Its social implications are profound, too. Increased erosion from sand mining makes coastal areas more susceptible to flooding, and may lead to the contamination of drinking water by sea salt. The ‘big business’ nature of sand extraction also makes it a magnet for crime. Take the Sand Mafia, a group of Indian criminals and businesspeople who runs the country’s black market. According to INSIDER, this illegal industry generates $US2.3 billion a year. At the heart of it are the thousands of impoverished workers who work in dangerous conditions to extract this precious sand. Many of them die or are left with debilitating injuries as a result.

Normally, I like to finish my articles with a positive final thought, but honestly, I can’t find one. Yes, there are lots of people out there looking for more sustainable ways to make concrete (including Solidia and Finite), but as yet, none can provide even close to the quantities industry needs. The global shortage of sand is not news to governments. In many regions, new restrictions on sand mining have been established, but they’re only partially effective. The reality is that our addiction to construction, and our growing population, are pointing to an ecological disaster in the making. It’s also one that’s largely hidden from us because, as Torres pointed out to The Guardian, “we don’t buy it as individuals.” If you take nothing else away from this article, let it be that cities do not exist in isolation from the natural world.
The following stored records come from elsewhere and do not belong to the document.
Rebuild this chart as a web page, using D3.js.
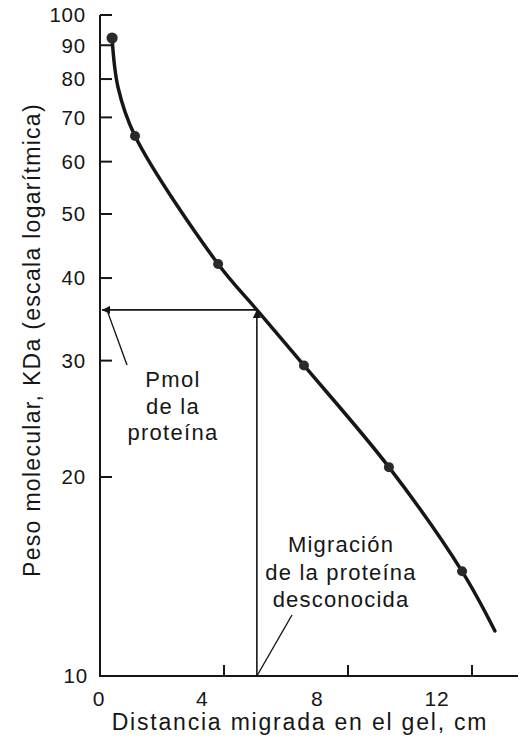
<!DOCTYPE html>
<html>
<head>
<meta charset="utf-8">
<script src="https://cdn.jsdelivr.net/npm/d3@7"></script>
<style>
  html, body { margin: 0; padding: 0; background: #fff; }
  svg { display: block; font-family: "Liberation Sans", Arial, Helvetica, sans-serif; }
</style>
</head>
<body>
<svg id="chart" width="522" height="740"></svg>
<script>
// ---- data ----
const distance = [0.39, 1.13, 3.81, 6.58, 9.32, 11.68];       // cm (standards)
const molWeight = [92.3, 65.6, 42.0, 29.5, 20.7, 14.4];        // KDa (standards)
const curveDistance = [0.39, 0.58, 1.13, 3.81, 5.06, 6.58, 9.32, 11.68, 12.74];
const curveWeight   = [92.3, 77.8, 65.6, 42.0, 35.8, 29.5, 20.7, 14.4, 11.7];
const unknownDistance = 5.06;
const unknownWeight = 35.8;
const xTicks = [0, 4, 8, 12];
const yTicks = [10, 20, 30, 40, 50, 60, 70, 80, 90, 100];
const xTitle = "Distancia migrada en el gel, cm";
const yTitle = "Peso molecular, KDa (escala logarítmica)";
const noteLeft = ["Pmol", "de la", "proteína"];
const noteRight = ["Migración", "de la proteína", "desconocida"];

// ---- drawing ----
const svg = d3.select("#chart");
const ink = "#161616";
const x = d3.scaleLinear().domain([0, 12]).range([100, 472]);
const xLab = d3.scalePow().exponent(1.08).domain([0, 12]).range([99, 437]);
const y = d3.scaleLog().domain([10, 100]).range([676, 15]);

const defs = svg.append("defs");
defs.append("marker").attr("id", "arr").attr("viewBox", "0 0 10 10")
  .attr("refX", 10).attr("refY", 5).attr("markerWidth", 10).attr("markerHeight", 8)
  .attr("markerUnits", "userSpaceOnUse").attr("orient", "auto")
  .append("path").attr("d", "M0,0 L10,5 L0,10 Z").attr("fill", ink);

// axes lines
svg.append("line").attr("x1", x(0)).attr("x2", x(0)).attr("y1", y(100)).attr("y2", y(10))
  .attr("stroke", ink).attr("stroke-width", 2);
svg.append("line").attr("x1", x(0) - 1).attr("x2", 518).attr("y1", y(10)).attr("y2", y(10))
  .attr("stroke", ink).attr("stroke-width", 2);

// y ticks
svg.selectAll(".yt").data(yTicks.filter(d => d !== 10)).join("line")
  .attr("x1", x(0)).attr("x2", x(0) + 12).attr("y1", d => y(d)).attr("y2", d => y(d))
  .attr("stroke", ink).attr("stroke-width", 2);
svg.selectAll(".yl").data(yTicks).join("text")
  .attr("x", d => d === 10 ? 88 : 86).attr("y", d => y(d)).attr("dy", "0.36em")
  .attr("text-anchor", "end").attr("font-size", 20.5).attr("letter-spacing", 0.8)
  .attr("fill", ink).text(d => d);

// x ticks
svg.selectAll(".xt").data(xTicks.filter(d => d !== 0)).join("line")
  .attr("x1", d => x(d)).attr("x2", d => x(d)).attr("y1", y(10)).attr("y2", y(10) - 11)
  .attr("stroke", ink).attr("stroke-width", 2);
svg.selectAll(".xl").data(xTicks).join("text")
  .attr("x", d => xLab(d)).attr("y", 706)
  .attr("text-anchor", "middle").attr("font-size", 21).attr("letter-spacing", 0.8)
  .attr("fill", ink).text(d => d);

// titles
svg.append("text").attr("x", 300).attr("y", 730).attr("text-anchor", "middle")
  .attr("font-size", 23).attr("letter-spacing", 1.8).attr("fill", ink).text(xTitle);
svg.append("text").attr("transform", "translate(40,340) rotate(-90)")
  .attr("text-anchor", "middle").attr("font-size", 23).attr("letter-spacing", 1.3)
  .attr("fill", ink).text(yTitle);

// reading lines
svg.append("line").attr("x1", x(unknownDistance)).attr("x2", x(unknownDistance))
  .attr("y1", y(10)).attr("y2", y(unknownWeight))
  .attr("stroke", ink).attr("stroke-width", 1.6).attr("marker-end", "url(#arr)");
svg.append("line").attr("x1", x(unknownDistance)).attr("x2", x(0) + 2)
  .attr("y1", y(unknownWeight)).attr("y2", y(unknownWeight))
  .attr("stroke", ink).attr("stroke-width", 1.6).attr("marker-end", "url(#arr)");

// pointer lines
svg.append("line").attr("x1", 127).attr("y1", 365).attr("x2", 108).attr("y2", y(unknownWeight) + 3)
  .attr("stroke", ink).attr("stroke-width", 1.4);
svg.append("line").attr("x1", 292).attr("y1", 615).attr("x2", x(unknownDistance)).attr("y2", y(10))
  .attr("stroke", ink).attr("stroke-width", 1.4);

// notes
const gl = svg.append("text").attr("text-anchor", "middle").attr("font-size", 22)
  .attr("letter-spacing", 1.3).attr("fill", ink);
noteLeft.forEach((t, i) => gl.append("tspan").attr("x", 173).attr("y", 387 + i * 26.5).text(t));
const gr = svg.append("text").attr("text-anchor", "middle").attr("font-size", 22)
  .attr("letter-spacing", 1.2).attr("fill", ink);
noteRight.forEach((t, i) => gr.append("tspan").attr("x", 341).attr("y", 552 + i * 27.5).text(t));

// curve
const pts = curveDistance.map((d, i) => [d, curveWeight[i]]);
svg.append("path").datum(pts)
  .attr("d", d3.line().x(d => x(d[0])).y(d => y(d[1])).curve(d3.curveCatmullRom.alpha(0.5)))
  .attr("fill", "none").attr("stroke", ink).attr("stroke-width", 3.5).attr("stroke-linecap", "round");

// points
svg.selectAll(".pt").data(distance).join("circle")
  .attr("cx", d => x(d)).attr("cy", (d, i) => y(molWeight[i])).attr("r", (d, i) => i === 0 ? 5.6 : 5)
  .attr("fill", "#2a2a2a");
</script>
</body>
</html>
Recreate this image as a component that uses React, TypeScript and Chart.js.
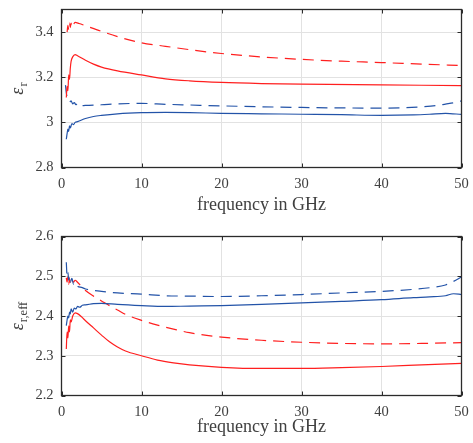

The processes we use to build, and live in, them have profound implications beyond their borders. And if we want to reduce that impact before it’s too late, we need to use less. Of everything. Including sand.


* That number doesn’t include the 15,500 square metres of embossed stainless steel used in the building’s cladding.

** I’m not including the white sand of Hawaii that is actually made from the poo of parrotfish. Yes, really.